• _What you are asked to do_: Exactly repeat the material, dropping only the pictures.

• _Supplied information_:
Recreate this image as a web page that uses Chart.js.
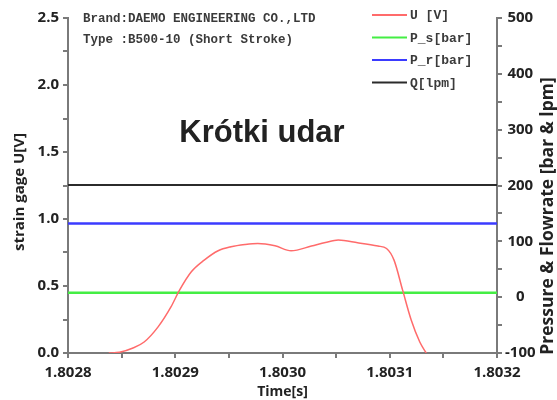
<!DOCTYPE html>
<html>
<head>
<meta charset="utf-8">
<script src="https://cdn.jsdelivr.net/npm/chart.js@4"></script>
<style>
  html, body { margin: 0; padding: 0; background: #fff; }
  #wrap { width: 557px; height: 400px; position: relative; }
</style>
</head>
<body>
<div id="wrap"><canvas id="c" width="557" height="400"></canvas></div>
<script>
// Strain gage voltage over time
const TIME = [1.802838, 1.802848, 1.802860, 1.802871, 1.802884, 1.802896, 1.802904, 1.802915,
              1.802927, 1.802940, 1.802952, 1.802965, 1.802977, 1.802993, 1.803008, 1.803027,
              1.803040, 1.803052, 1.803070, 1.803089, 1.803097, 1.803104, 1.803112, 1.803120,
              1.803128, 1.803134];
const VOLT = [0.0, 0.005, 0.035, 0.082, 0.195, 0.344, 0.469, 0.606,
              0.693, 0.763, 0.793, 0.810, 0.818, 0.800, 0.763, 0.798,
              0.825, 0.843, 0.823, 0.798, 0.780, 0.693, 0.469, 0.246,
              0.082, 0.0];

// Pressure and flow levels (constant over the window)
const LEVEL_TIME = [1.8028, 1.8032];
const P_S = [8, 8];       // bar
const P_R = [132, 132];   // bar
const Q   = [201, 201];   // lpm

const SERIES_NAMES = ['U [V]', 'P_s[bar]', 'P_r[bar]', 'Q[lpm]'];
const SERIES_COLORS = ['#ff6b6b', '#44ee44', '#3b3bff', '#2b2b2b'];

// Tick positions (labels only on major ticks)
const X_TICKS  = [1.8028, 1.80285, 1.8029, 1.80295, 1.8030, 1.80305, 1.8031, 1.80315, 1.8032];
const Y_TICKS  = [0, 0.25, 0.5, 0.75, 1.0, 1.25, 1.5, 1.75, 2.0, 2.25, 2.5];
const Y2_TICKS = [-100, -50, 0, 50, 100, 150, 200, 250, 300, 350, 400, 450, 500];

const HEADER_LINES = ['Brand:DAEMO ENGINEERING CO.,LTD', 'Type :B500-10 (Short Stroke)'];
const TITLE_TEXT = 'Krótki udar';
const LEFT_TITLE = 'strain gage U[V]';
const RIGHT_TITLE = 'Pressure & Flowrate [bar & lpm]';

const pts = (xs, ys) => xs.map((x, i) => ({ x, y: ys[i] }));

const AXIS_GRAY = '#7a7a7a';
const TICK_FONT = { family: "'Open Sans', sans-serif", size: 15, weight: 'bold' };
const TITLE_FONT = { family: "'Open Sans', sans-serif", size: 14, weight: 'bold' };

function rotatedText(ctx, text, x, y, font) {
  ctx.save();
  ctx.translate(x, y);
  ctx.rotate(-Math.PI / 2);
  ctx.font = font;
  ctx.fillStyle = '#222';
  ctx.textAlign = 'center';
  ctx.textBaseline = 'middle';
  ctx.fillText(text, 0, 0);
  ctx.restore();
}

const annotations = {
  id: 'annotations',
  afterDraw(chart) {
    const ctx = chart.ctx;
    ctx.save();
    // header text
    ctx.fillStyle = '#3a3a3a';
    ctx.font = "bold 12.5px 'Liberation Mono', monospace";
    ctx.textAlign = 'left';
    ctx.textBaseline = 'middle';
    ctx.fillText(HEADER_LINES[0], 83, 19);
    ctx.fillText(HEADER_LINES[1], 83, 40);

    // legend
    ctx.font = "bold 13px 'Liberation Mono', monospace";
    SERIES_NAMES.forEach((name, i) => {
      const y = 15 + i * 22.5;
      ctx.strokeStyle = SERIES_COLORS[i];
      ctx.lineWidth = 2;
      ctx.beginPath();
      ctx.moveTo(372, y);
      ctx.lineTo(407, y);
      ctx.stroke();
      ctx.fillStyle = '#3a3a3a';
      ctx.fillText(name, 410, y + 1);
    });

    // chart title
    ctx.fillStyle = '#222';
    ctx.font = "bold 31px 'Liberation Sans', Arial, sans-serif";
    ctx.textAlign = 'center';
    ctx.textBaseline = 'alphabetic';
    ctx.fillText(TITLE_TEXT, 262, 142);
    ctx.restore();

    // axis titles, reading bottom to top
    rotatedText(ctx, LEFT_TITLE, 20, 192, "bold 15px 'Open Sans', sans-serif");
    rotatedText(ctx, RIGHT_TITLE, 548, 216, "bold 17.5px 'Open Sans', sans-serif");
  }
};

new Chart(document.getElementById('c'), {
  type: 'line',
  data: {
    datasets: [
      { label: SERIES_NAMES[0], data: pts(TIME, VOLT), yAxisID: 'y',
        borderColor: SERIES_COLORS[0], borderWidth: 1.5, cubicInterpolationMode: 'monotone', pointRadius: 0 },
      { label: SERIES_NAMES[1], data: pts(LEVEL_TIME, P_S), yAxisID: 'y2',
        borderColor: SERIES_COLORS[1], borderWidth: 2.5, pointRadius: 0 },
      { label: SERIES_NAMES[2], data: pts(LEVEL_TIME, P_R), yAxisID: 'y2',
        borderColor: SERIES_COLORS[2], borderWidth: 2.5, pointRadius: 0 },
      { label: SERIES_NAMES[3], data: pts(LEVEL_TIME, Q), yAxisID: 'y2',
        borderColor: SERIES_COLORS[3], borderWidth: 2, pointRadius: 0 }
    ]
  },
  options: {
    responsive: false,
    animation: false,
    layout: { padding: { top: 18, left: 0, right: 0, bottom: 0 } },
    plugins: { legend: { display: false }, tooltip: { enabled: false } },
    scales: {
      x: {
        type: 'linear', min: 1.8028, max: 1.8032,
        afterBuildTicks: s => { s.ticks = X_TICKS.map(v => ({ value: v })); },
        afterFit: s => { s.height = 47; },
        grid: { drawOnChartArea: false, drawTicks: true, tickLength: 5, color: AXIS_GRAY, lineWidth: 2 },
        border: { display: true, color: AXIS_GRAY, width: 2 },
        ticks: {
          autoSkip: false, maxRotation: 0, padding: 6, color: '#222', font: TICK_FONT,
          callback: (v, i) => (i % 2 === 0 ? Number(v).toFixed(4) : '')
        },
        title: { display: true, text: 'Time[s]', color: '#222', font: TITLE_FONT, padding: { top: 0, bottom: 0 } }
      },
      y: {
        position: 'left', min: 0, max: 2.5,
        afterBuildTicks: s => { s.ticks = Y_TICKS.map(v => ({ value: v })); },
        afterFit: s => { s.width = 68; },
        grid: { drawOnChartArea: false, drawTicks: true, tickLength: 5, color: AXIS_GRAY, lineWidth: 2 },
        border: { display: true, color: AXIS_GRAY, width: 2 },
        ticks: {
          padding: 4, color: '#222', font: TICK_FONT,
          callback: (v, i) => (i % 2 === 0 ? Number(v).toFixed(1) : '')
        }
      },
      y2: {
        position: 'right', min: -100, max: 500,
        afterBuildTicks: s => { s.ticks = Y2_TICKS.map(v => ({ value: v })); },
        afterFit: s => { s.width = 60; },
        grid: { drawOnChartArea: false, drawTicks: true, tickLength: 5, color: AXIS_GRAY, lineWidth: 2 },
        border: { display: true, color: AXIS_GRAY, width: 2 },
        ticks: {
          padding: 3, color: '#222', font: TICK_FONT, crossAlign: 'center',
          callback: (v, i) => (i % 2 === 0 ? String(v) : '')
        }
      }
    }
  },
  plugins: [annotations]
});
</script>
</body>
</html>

• _Worked answer_:
Recreate this image as a web page that uses Chart.js.
<!DOCTYPE html>
<html>
<head>
<meta charset="utf-8">
<script src="https://cdn.jsdelivr.net/npm/chart.js@4"></script>
<style>
  html, body { margin: 0; padding: 0; background: #fff; }
  #wrap { width: 557px; height: 400px; position: relative; }
</style>
</head>
<body>
<div id="wrap"><canvas id="c" width="557" height="400"></canvas></div>
<script>
// Strain gage voltage over time
const TIME = [1.802838, 1.802848, 1.802860, 1.802871, 1.802884, 1.802896, 1.802904, 1.802915,
              1.802927, 1.802940, 1.802952, 1.802965, 1.802977, 1.802993, 1.803008, 1.803027,
              1.803040, 1.803052, 1.803070, 1.803089, 1.803097, 1.803104, 1.803112, 1.803120,
              1.803128, 1.803134];
const VOLT = [0.0, 0.005, 0.035, 0.082, 0.195, 0.344, 0.469, 0.606,
              0.693, 0.763, 0.793, 0.810, 0.818, 0.800, 0.763, 0.798,
              0.825, 0.843, 0.823, 0.798, 0.780, 0.693, 0.469, 0.246,
              0.082, 0.0];

// Pressure and flow levels (constant over the window)
const LEVEL_TIME = [1.8028, 1.8032];
const P_S = [8, 8];       // bar
const P_R = [132, 132];   // bar
const Q   = [201, 201];   // lpm

const SERIES_NAMES = ['U [V]', 'P_s[bar]', 'P_r[bar]', 'Q[lpm]'];
const SERIES_COLORS = ['#ff6b6b', '#44ee44', '#3b3bff', '#2b2b2b'];

// Tick positions (labels only on major ticks)
const X_TICKS  = [1.8028, 1.80285, 1.8029, 1.80295, 1.8030, 1.80305, 1.8031, 1.80315, 1.8032];
const Y_TICKS  = [0, 0.25, 0.5, 0.75, 1.0, 1.25, 1.5, 1.75, 2.0, 2.25, 2.5];
const Y2_TICKS = [-100, -50, 0, 50, 100, 150, 200, 250, 300, 350, 400, 450, 500];

const HEADER_LINES = ['Brand:DAEMO ENGINEERING CO.,LTD', 'Type :B500-10 (Short Stroke)'];
const TITLE_TEXT = 'Krótki udar';
const LEFT_TITLE = 'strain gage U[V]';
const RIGHT_TITLE = 'Pressure & Flowrate [bar & lpm]';

const pts = (xs, ys) => xs.map((x, i) => ({ x, y: ys[i] }));

const AXIS_GRAY = '#7a7a7a';
const TICK_FONT = { family: "'Open Sans', sans-serif", size: 15, weight: 'bold' };
const TITLE_FONT = { family: "'Open Sans', sans-serif", size: 14, weight: 'bold' };

function rotatedText(ctx, text, x, y, font) {
  ctx.save();
  ctx.translate(x, y);
  ctx.rotate(-Math.PI / 2);
  ctx.font = font;
  ctx.fillStyle = '#222';
  ctx.textAlign = 'center';
  ctx.textBaseline = 'middle';
  ctx.fillText(text, 0, 0);
  ctx.restore();
}

const annotations = {
  id: 'annotations',
  afterDraw(chart) {
    const ctx = chart.ctx;
    ctx.save();
    // header text
    ctx.fillStyle = '#3a3a3a';
    ctx.font = "bold 12.5px 'Liberation Mono', monospace";
    ctx.textAlign = 'left';
    ctx.textBaseline = 'middle';
    ctx.fillText(HEADER_LINES[0], 83, 19);
    ctx.fillText(HEADER_LINES[1], 83, 40);

    // legend
    ctx.font = "bold 13px 'Liberation Mono', monospace";
    SERIES_NAMES.forEach((name, i) => {
      const y = 15 + i * 22.5;
      ctx.strokeStyle = SERIES_COLORS[i];
      ctx.lineWidth = 2;
      ctx.beginPath();
      ctx.moveTo(372, y);
      ctx.lineTo(407, y);
      ctx.stroke();
      ctx.fillStyle = '#3a3a3a';
      ctx.fillText(name, 410, y + 1);
    });

    // chart title
    ctx.fillStyle = '#222';
    ctx.font = "bold 31px 'Liberation Sans', Arial, sans-serif";
    ctx.textAlign = 'center';
    ctx.textBaseline = 'alphabetic';
    ctx.fillText(TITLE_TEXT, 262, 142);
    ctx.restore();

    // axis titles, reading bottom to top
    rotatedText(ctx, LEFT_TITLE, 20, 192, "bold 15px 'Open Sans', sans-serif");
    rotatedText(ctx, RIGHT_TITLE, 548, 216, "bold 17.5px 'Open Sans', sans-serif");
  }
};

new Chart(document.getElementById('c'), {
  type: 'line',
  data: {
    datasets: [
      { label: SERIES_NAMES[0], data: pts(TIME, VOLT), yAxisID: 'y',
        borderColor: SERIES_COLORS[0], borderWidth: 1.5, cubicInterpolationMode: 'monotone', pointRadius: 0 },
      { label: SERIES_NAMES[1], data: pts(LEVEL_TIME, P_S), yAxisID: 'y2',
        borderColor: SERIES_COLORS[1], borderWidth: 2.5, pointRadius: 0 },
      { label: SERIES_NAMES[2], data: pts(LEVEL_TIME, P_R), yAxisID: 'y2',
        borderColor: SERIES_COLORS[2], borderWidth: 2.5, pointRadius: 0 },
      { label: SERIES_NAMES[3], data: pts(LEVEL_TIME, Q), yAxisID: 'y2',
        borderColor: SERIES_COLORS[3], borderWidth: 2, pointRadius: 0 }
    ]
  },
  options: {
    responsive: false,
    animation: false,
    layout: { padding: { top: 18, left: 0, right: 0, bottom: 0 } },
    plugins: { legend: { display: false }, tooltip: { enabled: false } },
    scales: {
      x: {
        type: 'linear', min: 1.8028, max: 1.8032,
        afterBuildTicks: s => { s.ticks = X_TICKS.map(v => ({ value: v })); },
        afterFit: s => { s.height = 47; },
        grid: { drawOnChartArea: false, drawTicks: true, tickLength: 5, color: AXIS_GRAY, lineWidth: 2 },
        border: { display: true, color: AXIS_GRAY, width: 2 },
        ticks: {
          autoSkip: false, maxRotation: 0, padding: 6, color: '#222', font: TICK_FONT,
          callback: (v, i) => (i % 2 === 0 ? Number(v).toFixed(4) : '')
        },
        title: { display: true, text: 'Time[s]', color: '#222', font: TITLE_FONT, padding: { top: 0, bottom: 0 } }
      },
      y: {
        position: 'left', min: 0, max: 2.5,
        afterBuildTicks: s => { s.ticks = Y_TICKS.map(v => ({ value: v })); },
        afterFit: s => { s.width = 68; },
        grid: { drawOnChartArea: false, drawTicks: true, tickLength: 5, color: AXIS_GRAY, lineWidth: 2 },
        border: { display: true, color: AXIS_GRAY, width: 2 },
        ticks: {
          padding: 4, color: '#222', font: TICK_FONT,
          callback: (v, i) => (i % 2 === 0 ? Number(v).toFixed(1) : '')
        }
      },
      y2: {
        position: 'right', min: -100, max: 500,
        afterBuildTicks: s => { s.ticks = Y2_TICKS.map(v => ({ value: v })); },
        afterFit: s => { s.width = 60; },
        grid: { drawOnChartArea: false, drawTicks: true, tickLength: 5, color: AXIS_GRAY, lineWidth: 2 },
        border: { display: true, color: AXIS_GRAY, width: 2 },
        ticks: {
          padding: 3, color: '#222', font: TICK_FONT, crossAlign: 'center',
          callback: (v, i) => (i % 2 === 0 ? String(v) : '')
        }
      }
    }
  },
  plugins: [annotations]
});
</script>
</body>
</html>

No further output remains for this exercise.